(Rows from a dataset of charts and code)

----

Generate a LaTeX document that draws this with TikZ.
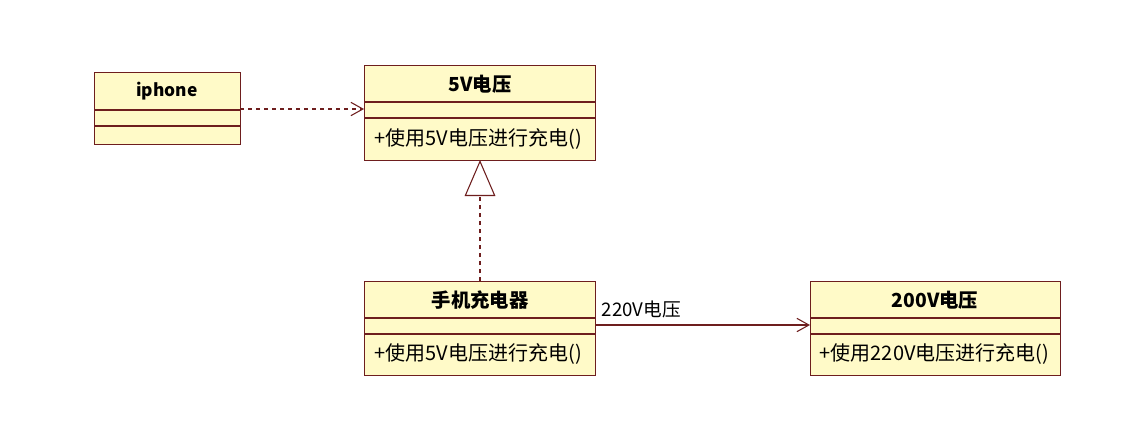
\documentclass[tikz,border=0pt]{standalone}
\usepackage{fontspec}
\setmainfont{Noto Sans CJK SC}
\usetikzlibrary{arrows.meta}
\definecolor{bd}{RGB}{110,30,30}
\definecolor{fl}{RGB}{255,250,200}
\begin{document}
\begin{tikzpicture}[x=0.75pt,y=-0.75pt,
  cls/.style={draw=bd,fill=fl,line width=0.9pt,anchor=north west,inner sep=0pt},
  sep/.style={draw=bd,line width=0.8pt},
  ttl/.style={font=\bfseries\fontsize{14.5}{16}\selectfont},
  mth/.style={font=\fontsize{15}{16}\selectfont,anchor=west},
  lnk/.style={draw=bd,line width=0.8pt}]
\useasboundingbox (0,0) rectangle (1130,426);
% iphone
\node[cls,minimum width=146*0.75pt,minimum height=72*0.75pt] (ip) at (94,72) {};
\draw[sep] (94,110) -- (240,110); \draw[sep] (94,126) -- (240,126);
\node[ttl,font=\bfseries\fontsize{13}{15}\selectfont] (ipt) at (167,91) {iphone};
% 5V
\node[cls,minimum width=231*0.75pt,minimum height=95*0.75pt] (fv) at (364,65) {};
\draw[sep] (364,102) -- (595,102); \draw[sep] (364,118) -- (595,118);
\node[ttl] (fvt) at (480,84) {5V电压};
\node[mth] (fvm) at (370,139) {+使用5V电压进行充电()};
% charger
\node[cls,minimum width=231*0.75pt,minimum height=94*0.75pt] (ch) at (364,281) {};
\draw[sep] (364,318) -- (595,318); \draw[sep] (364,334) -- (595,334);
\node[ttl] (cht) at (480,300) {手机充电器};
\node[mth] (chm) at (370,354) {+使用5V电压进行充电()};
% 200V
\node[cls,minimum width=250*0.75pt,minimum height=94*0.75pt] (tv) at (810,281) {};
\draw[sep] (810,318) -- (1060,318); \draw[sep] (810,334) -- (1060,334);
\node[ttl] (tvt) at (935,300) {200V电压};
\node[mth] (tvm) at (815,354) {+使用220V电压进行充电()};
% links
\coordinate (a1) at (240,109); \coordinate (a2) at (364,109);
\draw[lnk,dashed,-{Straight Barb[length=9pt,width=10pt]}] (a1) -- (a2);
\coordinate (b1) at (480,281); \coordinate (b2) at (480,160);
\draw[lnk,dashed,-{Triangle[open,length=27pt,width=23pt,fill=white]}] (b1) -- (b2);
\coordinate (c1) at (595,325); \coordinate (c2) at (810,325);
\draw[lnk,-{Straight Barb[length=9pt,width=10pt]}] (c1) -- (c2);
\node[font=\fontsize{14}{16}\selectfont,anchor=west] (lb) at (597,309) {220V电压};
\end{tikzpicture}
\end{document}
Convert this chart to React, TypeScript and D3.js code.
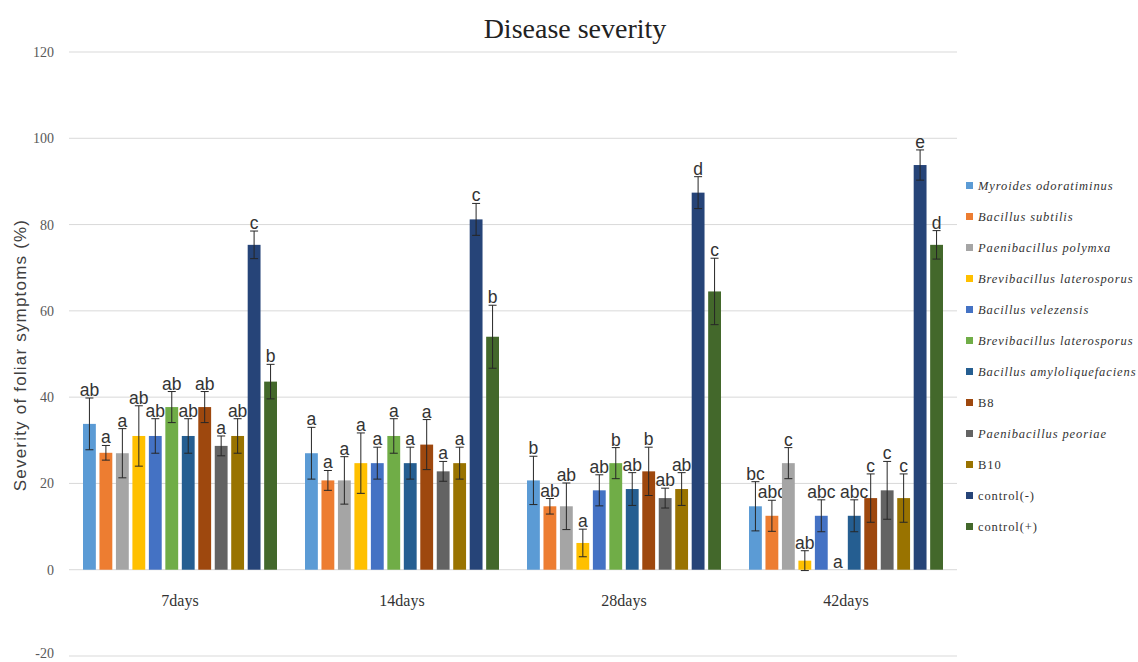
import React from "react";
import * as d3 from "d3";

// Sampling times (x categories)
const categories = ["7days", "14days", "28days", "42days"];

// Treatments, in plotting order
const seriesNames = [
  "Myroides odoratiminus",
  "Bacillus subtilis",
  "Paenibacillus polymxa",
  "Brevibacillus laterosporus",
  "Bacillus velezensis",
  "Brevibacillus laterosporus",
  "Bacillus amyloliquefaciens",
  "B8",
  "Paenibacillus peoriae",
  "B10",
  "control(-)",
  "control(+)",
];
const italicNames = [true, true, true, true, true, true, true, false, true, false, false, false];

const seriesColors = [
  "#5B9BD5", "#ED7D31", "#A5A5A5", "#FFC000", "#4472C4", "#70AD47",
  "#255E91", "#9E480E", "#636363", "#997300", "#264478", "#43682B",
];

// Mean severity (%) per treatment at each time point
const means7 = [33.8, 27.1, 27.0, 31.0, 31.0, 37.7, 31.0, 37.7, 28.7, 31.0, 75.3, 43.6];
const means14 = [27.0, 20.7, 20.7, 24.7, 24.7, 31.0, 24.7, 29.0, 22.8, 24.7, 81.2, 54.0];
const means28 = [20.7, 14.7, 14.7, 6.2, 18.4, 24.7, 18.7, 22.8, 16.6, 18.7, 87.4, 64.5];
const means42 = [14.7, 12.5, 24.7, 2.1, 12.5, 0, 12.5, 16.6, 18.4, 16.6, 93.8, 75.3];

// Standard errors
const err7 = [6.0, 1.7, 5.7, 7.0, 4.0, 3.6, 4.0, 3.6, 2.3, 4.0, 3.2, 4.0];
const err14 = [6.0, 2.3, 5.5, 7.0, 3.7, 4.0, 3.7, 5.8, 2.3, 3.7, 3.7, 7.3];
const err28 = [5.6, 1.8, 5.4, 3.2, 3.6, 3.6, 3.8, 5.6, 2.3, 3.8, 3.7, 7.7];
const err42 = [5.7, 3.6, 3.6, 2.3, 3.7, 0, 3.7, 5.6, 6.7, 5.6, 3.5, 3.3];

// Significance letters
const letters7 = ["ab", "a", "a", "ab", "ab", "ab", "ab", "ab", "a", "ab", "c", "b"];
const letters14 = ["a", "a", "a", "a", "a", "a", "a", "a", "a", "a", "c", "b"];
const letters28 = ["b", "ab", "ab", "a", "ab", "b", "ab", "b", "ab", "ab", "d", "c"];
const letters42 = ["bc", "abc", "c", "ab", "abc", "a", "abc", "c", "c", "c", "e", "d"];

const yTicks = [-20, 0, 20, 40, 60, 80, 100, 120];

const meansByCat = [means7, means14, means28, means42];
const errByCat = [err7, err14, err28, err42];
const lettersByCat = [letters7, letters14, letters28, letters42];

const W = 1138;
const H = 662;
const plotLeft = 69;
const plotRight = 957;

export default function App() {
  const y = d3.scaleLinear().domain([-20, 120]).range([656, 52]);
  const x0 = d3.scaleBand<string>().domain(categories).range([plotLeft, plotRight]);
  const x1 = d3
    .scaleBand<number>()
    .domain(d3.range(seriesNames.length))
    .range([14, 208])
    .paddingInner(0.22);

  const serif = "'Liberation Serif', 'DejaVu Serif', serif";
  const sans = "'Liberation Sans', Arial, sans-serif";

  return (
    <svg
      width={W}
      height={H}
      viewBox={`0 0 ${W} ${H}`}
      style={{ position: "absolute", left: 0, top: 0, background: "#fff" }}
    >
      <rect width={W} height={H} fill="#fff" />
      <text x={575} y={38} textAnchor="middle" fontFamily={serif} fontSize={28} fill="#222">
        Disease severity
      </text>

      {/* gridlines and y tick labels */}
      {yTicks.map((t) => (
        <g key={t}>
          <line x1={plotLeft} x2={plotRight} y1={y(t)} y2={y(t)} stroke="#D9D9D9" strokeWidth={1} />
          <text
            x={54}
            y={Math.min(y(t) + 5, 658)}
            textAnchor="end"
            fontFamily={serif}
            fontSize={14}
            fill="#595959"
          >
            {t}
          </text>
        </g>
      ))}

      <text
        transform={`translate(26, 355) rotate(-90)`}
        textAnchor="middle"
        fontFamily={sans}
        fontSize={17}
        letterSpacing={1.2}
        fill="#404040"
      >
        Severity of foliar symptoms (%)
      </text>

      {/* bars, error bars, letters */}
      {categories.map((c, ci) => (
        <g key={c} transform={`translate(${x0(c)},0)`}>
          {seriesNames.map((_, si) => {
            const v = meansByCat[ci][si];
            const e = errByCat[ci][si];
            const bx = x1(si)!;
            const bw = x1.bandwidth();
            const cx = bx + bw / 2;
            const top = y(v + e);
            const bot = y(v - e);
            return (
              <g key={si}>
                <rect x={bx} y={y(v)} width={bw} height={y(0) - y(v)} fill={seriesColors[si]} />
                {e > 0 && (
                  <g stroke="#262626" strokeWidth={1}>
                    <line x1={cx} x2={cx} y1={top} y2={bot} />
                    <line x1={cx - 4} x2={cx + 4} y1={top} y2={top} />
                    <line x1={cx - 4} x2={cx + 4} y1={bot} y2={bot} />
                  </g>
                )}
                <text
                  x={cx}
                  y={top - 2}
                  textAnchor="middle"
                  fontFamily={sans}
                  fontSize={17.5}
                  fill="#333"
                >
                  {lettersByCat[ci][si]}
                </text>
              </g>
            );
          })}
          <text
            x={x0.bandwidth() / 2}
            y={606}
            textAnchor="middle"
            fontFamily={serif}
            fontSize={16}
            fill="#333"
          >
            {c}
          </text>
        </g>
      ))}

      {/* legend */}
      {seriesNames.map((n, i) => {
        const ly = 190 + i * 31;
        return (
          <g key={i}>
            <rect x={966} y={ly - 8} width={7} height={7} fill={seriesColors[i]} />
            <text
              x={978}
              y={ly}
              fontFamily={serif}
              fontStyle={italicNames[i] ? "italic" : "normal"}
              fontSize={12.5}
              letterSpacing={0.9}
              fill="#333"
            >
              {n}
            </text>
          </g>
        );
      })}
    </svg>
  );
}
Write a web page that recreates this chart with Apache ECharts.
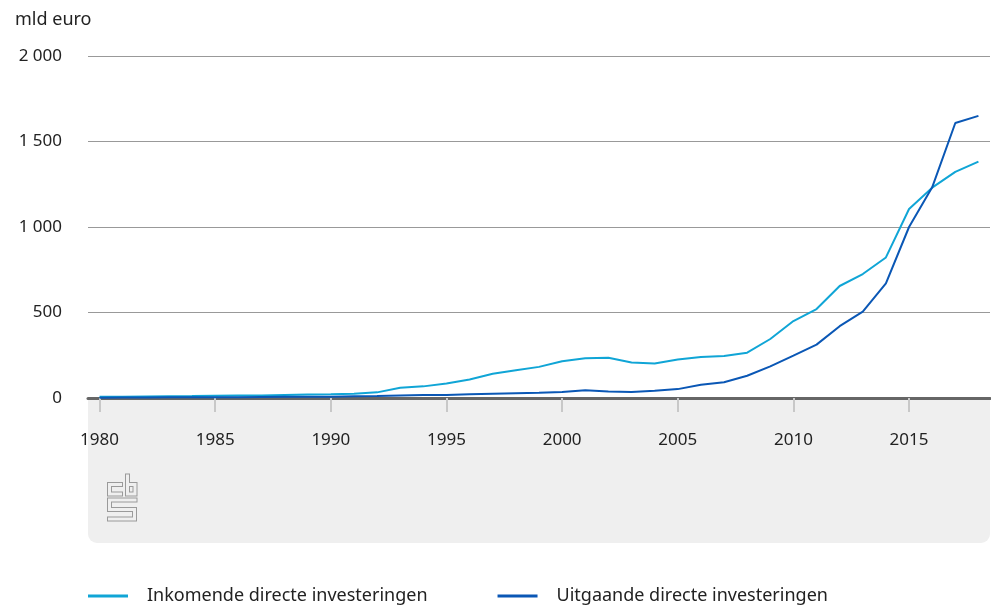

----

Exercise aim => From the records above, pick out and copy each line holding the word "this".

Exercise result =>
Generate a LaTeX document that draws this with TikZ.
Convert this chart to React, TypeScript and D3.js code.
Write a web page that recreates this chart with Apache ECharts.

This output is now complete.